Following the delivery of the Autumn Budget yesterday, we have summarised the key announcements below:
The personal allowances for 2018/19 will be £11,850 (2017/18 £11,500).
There were no changes announced to Income Tax rates, but the 2018/19 tax bands were increased to:
- The 20% Basic rate band (7.5% for dividends) increased to £34,500 (2017/18 £33,500)
- The 40% Higher rate band (32.5% for dividends) has been set at £34,501 to £150,000 (2017/18 £33,501 to £150,000)
- The Additional rate of 45% (38.1% for dividends) continues to apply to income of more than £150,000.
However, as previously announced, the current £5,000 tax-free dividend allowance will be reducing to £2,000 from April 2018.

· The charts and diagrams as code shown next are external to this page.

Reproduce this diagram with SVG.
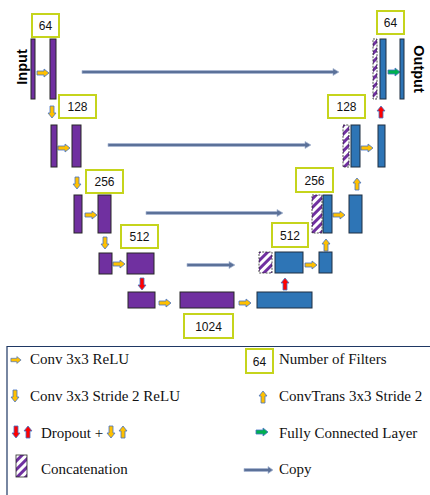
<svg xmlns="http://www.w3.org/2000/svg" width="430" height="495" viewBox="0 0 430 495">
<style>
.enc{fill:#7030A0;stroke:#262626;stroke-width:1}
.dec{fill:#2E75B6;stroke:#1F2F40;stroke-width:1}
.cat{fill:url(#hatch);stroke:#262626;stroke-width:0.8;stroke-dasharray:2 1.2}
.nbox{fill:#fff;stroke:#C5D41C;stroke-width:2}
.num{font-family:"Liberation Sans",Arial,sans-serif;font-size:12px;fill:#111;text-anchor:middle}
.io{font-family:"Liberation Sans",Arial,sans-serif;font-size:14.5px;font-weight:bold;fill:#000;text-anchor:middle}
.leg{font-family:"Liberation Serif","Times New Roman",serif;font-size:15px;fill:#111}
.copy{fill:#5B7199;stroke:#A9B8D3;stroke-width:0.7}
</style>
<defs>
<pattern id="hatch" patternUnits="userSpaceOnUse" width="6" height="6" patternTransform="rotate(45)">
<rect width="6" height="6" fill="#fff"/>
<rect width="3" height="6" fill="#7030A0"/>
</pattern>
<path id="ar" d="M-6,-2 H1 V-4 L6,0 L1,4 V2 H-6 Z" stroke="#4472C4" stroke-width="0.8"/>
<g id="ay"><use href="#ar" fill="#FFC000"/></g>
<g id="ady"><use href="#ar" fill="#FFC000" transform="rotate(90)"/></g>
<g id="auy"><use href="#ar" fill="#FFC000" transform="rotate(-90)"/></g>
<g id="adr"><use href="#ar" fill="#FF0000" transform="rotate(90)"/></g>
<g id="aur"><use href="#ar" fill="#FF0000" transform="rotate(-90)"/></g>
<g id="ag"><use href="#ar" fill="#00B050"/></g>
</defs>
<rect width="430" height="495" fill="#fff"/>

<g id="connectors">
<path class="copy" d="M82,70.5 H333 V68.5 L339,72 L333,75.5 V73.5 H82 Z"/>
<path class="copy" d="M108,143.5 H305 V141.5 L311,145 L305,148.5 V146.5 H108 Z"/>
<path class="copy" d="M146,211.5 H277 V209.5 L283,213 L277,216.5 V214.5 H146 Z"/>
<path class="copy" d="M187,263.5 H229 V261.5 L235,265 L229,268.5 V266.5 H187 Z"/>
<use href="#ay" x="43" y="73"/>
<use href="#ady" x="52" y="112"/>
<use href="#ay" x="64" y="148"/>
<use href="#ady" x="77" y="183"/>
<use href="#ay" x="91" y="215"/>
<use href="#ady" x="105" y="243"/>
<use href="#ay" x="119" y="264"/>
<use href="#adr" x="142" y="284"/>
<use href="#ay" x="165" y="303"/>
<use href="#ay" x="245" y="303"/>
<use href="#aur" x="285" y="284"/>
<use href="#ay" x="311" y="265"/>
<use href="#auy" x="326" y="245"/>
<use href="#ay" x="339" y="215"/>
<use href="#auy" x="357" y="184"/>
<use href="#ay" x="367" y="148"/>
<use href="#aur" x="381" y="112"/>
<use href="#ag" x="394" y="72"/>
</g>

<g id="enc1">
<rect class="enc" x="31" y="39" width="4" height="60"/>
<rect class="enc" x="50" y="39" width="6" height="60"/>
<rect class="nbox" x="32" y="14" width="27" height="23"/><text class="num" x="45.5" y="30">64</text>
<text class="io" transform="translate(27,67) rotate(-90)">Input</text>
</g>
<g id="enc2">
<rect class="enc" x="51" y="125" width="6" height="42"/>
<rect class="enc" x="72" y="125" width="9" height="42"/>
<rect class="nbox" x="59" y="95" width="37" height="23"/><text class="num" x="77.5" y="111">128</text>
</g>
<g id="enc3">
<rect class="enc" x="74" y="195" width="8" height="38"/>
<rect class="enc" x="98" y="195" width="13" height="38"/>
<rect class="nbox" x="86" y="170" width="37" height="23"/><text class="num" x="104.5" y="186">256</text>
</g>
<g id="enc4">
<rect class="enc" x="99" y="253" width="13" height="21"/>
<rect class="enc" x="127" y="253" width="27" height="21"/>
<rect class="nbox" x="121" y="225" width="37" height="23"/><text class="num" x="139.5" y="241">512</text>
</g>
<g id="bottleneck">
<rect class="enc" x="128" y="292" width="27" height="16"/>
<rect class="enc" x="180" y="292" width="54" height="16"/>
<rect class="nbox" x="184" y="314" width="49" height="24"/><text class="num" x="208.5" y="330.5">1024</text>
<rect class="dec" x="257" y="292" width="55" height="16"/>
</g>
<g id="dec4">
<rect class="cat" x="259" y="252" width="13" height="21"/>
<rect class="dec" x="275" y="252" width="28" height="21"/>
<rect class="dec" x="319" y="252" width="13" height="21"/>
<rect class="nbox" x="272" y="223" width="36" height="24"/><text class="num" x="290" y="239.5">512</text>
</g>
<g id="dec3">
<rect class="cat" x="312" y="195" width="10" height="38"/>
<rect class="dec" x="323" y="195" width="9" height="38"/>
<rect class="dec" x="349" y="195" width="13" height="38"/>
<rect class="nbox" x="296" y="168" width="37" height="24"/><text class="num" x="314.5" y="184.5">256</text>
</g>
<g id="dec2">
<rect class="cat" x="343" y="125" width="6" height="42"/>
<rect class="dec" x="351" y="125" width="9" height="42"/>
<rect class="dec" x="378" y="125" width="7" height="42"/>
<rect class="nbox" x="328" y="95" width="37" height="23"/><text class="num" x="346.5" y="111">128</text>
</g>
<g id="dec1">
<rect class="cat" x="373" y="39" width="4" height="60"/>
<rect class="dec" x="380" y="39" width="6" height="60"/>
<rect class="dec" x="400" y="39" width="4" height="60"/>
<rect class="nbox" x="377" y="11" width="27" height="23"/><text class="num" x="390.5" y="27">64</text>
<text class="io" transform="translate(414,69) rotate(90)">Output</text>
</g>

<g id="legend">
<path d="M7,495 V346.5 H430" fill="none" stroke="#1F3864" stroke-width="1.2"/>
<use href="#ay" x="16" y="360" transform="translate(16,360) scale(0.85) translate(-16,-360)"/>
<text class="leg" x="30" y="364">Conv 3x3 ReLU</text>
<use href="#ady" x="15" y="396"/>
<text class="leg" x="30" y="401">Conv 3x3 Stride 2 ReLU</text>
<use href="#adr" x="16" y="432"/>
<use href="#aur" x="28" y="432"/>
<text class="leg" x="41" y="438">Dropout + </text>
<use href="#ady" x="111" y="432"/>
<use href="#auy" x="123" y="432"/>
<rect class="cat" x="16" y="455" width="11" height="22" style="stroke-dasharray:none"/>
<text class="leg" x="41" y="474">Concatenation</text>
<rect class="nbox" x="246" y="349" width="27" height="24"/><text class="num" x="259.5" y="365.5">64</text>
<text class="leg" x="279" y="364">Number of Filters</text>
<use href="#auy" x="263" y="397"/>
<text class="leg" x="279" y="401">ConvTrans 3x3 Stride 2</text>
<use href="#ag" x="262" y="432"/>
<text class="leg" x="279" y="438">Fully Connected Layer</text>
<path class="copy" d="M244,468.5 H268 V466.5 L273,470 L268,473.5 V471.5 H244 Z"/>
<text class="leg" x="279" y="474">Copy</text>
</g>
</svg>
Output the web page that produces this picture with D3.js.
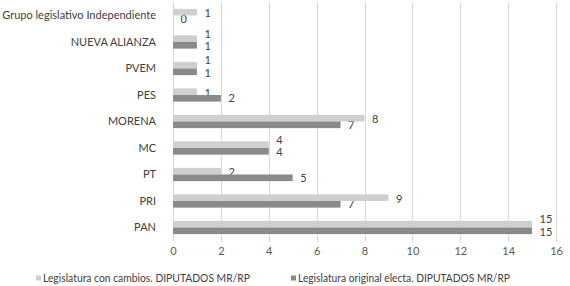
<!DOCTYPE html>
<html>
<head>
	<meta charset="utf-8">
	<title>Diputados por grupo legislativo</title>
	<style>
	body { margin: 0; background: #fff; }
	text { font-family: Lato, "Open Sans", sans-serif; }
	</style>
	<script src="https://cdn.jsdelivr.net/npm/d3@7"></script>
</head>
<body>
	<svg width="570" height="286"></svg>
	<script>

	var categorias = ["Grupo legislativo Independiente", "NUEVA ALIANZA", "PVEM", "PES", "MORENA", "MC", "PT", "PRI", "PAN"];
	var conCambios = [1, 1, 1, 1, 8, 4, 2, 9, 15];
	var original = [0, 1, 1, 2, 7, 4, 5, 7, 15];
	var ticksX = [0, 2, 4, 6, 8, 10, 12, 14, 16];
	var series = ["Legislatura con cambios. DIPUTADOS MR/RP", "Legislatura original electa. DIPUTADOS MR/RP"];
	var colores = ["#cfcfcf", "#8a8a8a"];

	var svg = d3.select("svg");

	var x = d3.scaleLinear().domain([0, 16]).range([173, 556]);
	var y = d3.scaleBand().domain(categorias).range([2.25, 240.75]).paddingInner(0.5).paddingOuter(0.25);
	var bh = y.bandwidth() / 2;

	// gridlines
	svg.append("g")
		.selectAll("line")
		.data(ticksX)
		.enter().append("line")
			.attr("x1", function(d) { return Math.round(x(d)) + 0.5; })
			.attr("x2", function(d) { return Math.round(x(d)) + 0.5; })
			.attr("y1", 2)
			.attr("y2", 242)
			.attr("stroke", "#d9d9d9")
			.attr("stroke-width", 1);

	var axisX = svg.append("g")
		.attr("transform", "translate(0,242)")
		.call(d3.axisBottom(x).tickValues(ticksX).tickSize(0).tickPadding(5));
	axisX.select(".domain").remove();
	axisX.selectAll("text")
		.attr("fill", "#595959")
		.style("font-size", "11px");

	var axisY = svg.append("g")
		.attr("transform", "translate(156,0)")
		.call(d3.axisLeft(y).tickSize(0).tickPadding(0));
	axisY.select(".domain").remove();
	axisY.selectAll("text")
		.attr("fill", "#404040")
		.style("font-size", "11px");

	var filas = categorias.map(function(c, i) {
		return {cat: c, a: conCambios[i], b: original[i]};
	});

	// etiquetas (quedan debajo de las barras)
	var etiquetas = svg.append("g")
		.attr("fill", "#404040")
		.style("font-size", "11px");

	etiquetas.selectAll("text.a")
		.data(filas)
		.enter().append("text")
			.attr("class", "a")
			.attr("x", function(d) { return x(d.a) + 7.5; })
			.attr("y", function(d) {
				// si coincide con la otra etiqueta, subirla un poco
				return y(d.cat) + bh / 2 + (d.a == d.b ? -5 : 1);
			})
			.attr("dy", "0.35em")
			.text(function(d) { return d.a; });

	etiquetas.selectAll("text.b")
		.data(filas)
		.enter().append("text")
			.attr("class", "b")
			.attr("x", function(d) { return x(d.b) + 7.5; })
			.attr("y", function(d) { return y(d.cat) + bh * 1.5 + (d.a == d.b ? 1 : 0); })
			.attr("dy", "0.35em")
			.text(function(d) { return d.b; });

	svg.append("g")
		.selectAll("rect")
		.data(filas)
		.enter().append("rect")
			.attr("x", x(0))
			.attr("y", function(d) { return y(d.cat); })
			.attr("width", function(d) { return x(d.a) - x(0); })
			.attr("height", bh)
			.attr("fill", colores[0]);

	svg.append("g")
		.selectAll("rect")
		.data(filas)
		.enter().append("rect")
			.attr("x", x(0))
			.attr("y", function(d) { return y(d.cat) + bh; })
			.attr("width", function(d) { return x(d.b) - x(0); })
			.attr("height", bh)
			.attr("fill", colores[1]);

	// leyenda
	var legendX = [36, 291];
	var legendW = [207, 212];
	var legend = svg.append("g")
		.selectAll("g")
		.data(series)
		.enter().append("g")
			.attr("transform", function(d, i) { return "translate(" + legendX[i] + ",278)"; });

	legend.append("rect")
		.attr("x", 0)
		.attr("y", -2.5)
		.attr("width", 5)
		.attr("height", 5)
		.attr("fill", function(d, i) { return colores[i]; });

	legend.append("text")
		.attr("x", 7)
		.attr("dy", "0.35em")
		.attr("fill", "#404040")
		.style("font-size", "11.5px")
		.attr("textLength", function(d, i) { return legendW[i]; })
		.attr("lengthAdjust", "spacingAndGlyphs")
		.text(function(d) { return d; });

	</script>
</body>
</html>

The Marriage Allowance has been extended to £1,185 from April 2018. This is the amount of unused personal tax allowance that can be transferred between spouses, or civil partners, if the person receiving the transfer is not a higher rate tax payer.
Stamp Duty Land Tax for certain first-time buyers
With immediate effect, first-time buyers will pay no stamp duty on homes costing no more than £300,000.
First-time buyers of homes worth between £300,000 and £500,000 will not pay stamp duty on the first £300,000. Normal rates of stamp duty will apply to any purchases in excess of £500,000.
National Living Wage (NLW) and National Minimum Wage (NMW) increases
From April 2018, the NLW will increase from the present £7.50 per hour to £7.83 per hour.
The National Minimum wage will also increase to:
- £7.38 per hour for 21 – 24 year olds
- £5.90 per hour for 18 – 20 year olds
- £4.20 per hour for 16 and 17 year olds
- £3.70 per hour for apprentices
Pension lifetime allowance increased
The lifetime allowance will increase to £1,030,000 from April 2018.
As expected, there was no change to the rate of Corporation Tax, remaining at 19%.
However, indexation allowance on corporate capital gains for disposals after 1 January 2018 will be frozen.
Despite much speculation, there will be no immediate change for IR35 for the private sector. The Government will consult on extending public sector IR35 rules (introduced in April 2017) to the private sector and will publish findings in 2018.
Despite rumours of a reduction in the VAT registration threshold, the Chancellor announced this would remain at £85,000 for at least the next two years.
From April 2018, business rates will rise by any increase in the Consumer Price Index (CPI) rather than the Retail Prices Index (RPI). The change has been brought forward two years. Historically, the RPI has tended to be higher than the CPI.
Rates revaluations will now be undertaken every 3 years rather than the present 5 years. This will start after the next rates revaluation due during 2022.
R & D expenditure credit increase
The Government will legislate to increase the rate of the R&D expenditure credit from 11% to 12%, to support business investment in R&D, with effect from 1 January 2018.
Diesel car supplement increase
The diesel car supplement is to be increased from 3% to 4% from 6 April 2018. This will increase the company car tax and car fuel benefit charge (for company cars provided with an element of private use). Additionally, people using electrical charging points at work will not be charged benefit in kind tax from 2018.